I tell her that I miss her and that I am sorry. So so sorry.
I hope that she knew that I was just trying to be my best self, and nothing I did was to purposefully hurt her.
I look at her old photo albums often and last night after my husband and the boys were asleep I dug them out but I had a plan when I walked into the room. I am currently writing a post about how amazing my experiences were growing up backstage at the community theater. I would watch my grandma and her friends and cast mates rehearse and I met so many amazing people. I was digging for some of the cast photos and my grandma in costume for the post and I found them.
But of course as I sifted through years of memories I couldn’t help but reminisce and I ended up sitting on the floor with photos all around me.
As I was packing the books up I found a stack of papers that had my grandmother’s distinctive writing on them. There were several print-outs from Ancestry dot com (she was adopted so it didn’t surprise me that she had researched her family tree) and it looked like she had jotted down notes on the backside of most of the print-outs.

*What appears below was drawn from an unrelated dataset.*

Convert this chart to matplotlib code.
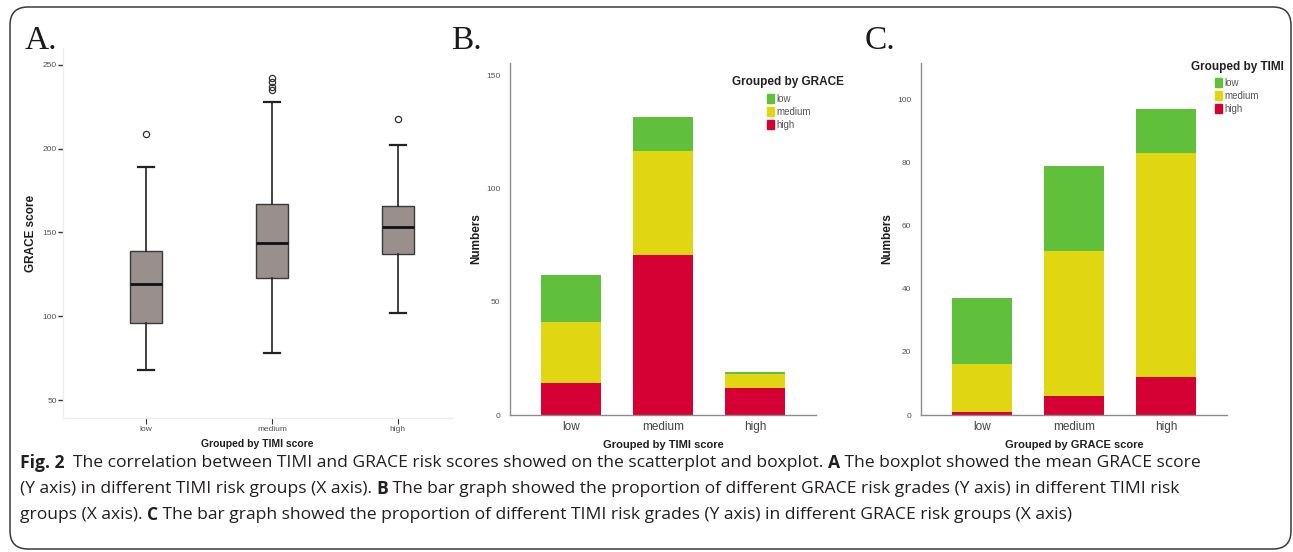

There was one piece of paper that I held in my hand and studied a little bit longer than I did the others and my eye was drawn to what looked to me to be like two lines that seemed odd; out-of-place and not quite flowing with the rest of the notes.
ALL of the notes that she had written were names and dates, first names, last names, nick names, birth dates, and numbers. And then -these two lines. The ones that didn’t fit with the rest of the information on the page in any conceivable way that made any sense.
When I read the words “Safe in the arms of Jesus, Safe on his gentle breast”
I forced myself to exhale and then I smiled and I closed my eyes and I wept.
Not a pretty cry either, a big ole’, thank-you JESUS ugly cry.
I thank God for those words and that I noticed them.
Maybe I noticed them because I was focused and it was quiet in the house, and it was just the right time but I *needed* these words.
It hit me almost immediately that not only were those words out-of-place on the paper, they didn’t match how she spoke or what she talked about, or the music that she listened to.
So I did what I always do when I need a fish bowl of random, but plausible answers:
I asked Google.
The first page of results led me to believe that I Google was on the right track.
Here’s what I discovered:
Safe in the arms of Jesus,Safe on His gentle breast; There by His love o’ershaded, Sweetly my soul shall rest. Hark! ’tis the voice of angels Borne in a song to me, Over the fields of glory, Over the jasper sea.Safe in the arms of Jesus, Safe on His gentle breast; There by His love o’ershaded, Sweetly my soul shall rest. Safe in the arms of Jesus, Jesus, my heart’s dear Refuge, | |
(Lyrics found here) | |
I don’t really know what else to say, to me, those words answer a thousand questions for me and comfort me. I think it’s best to just leave this one here for now.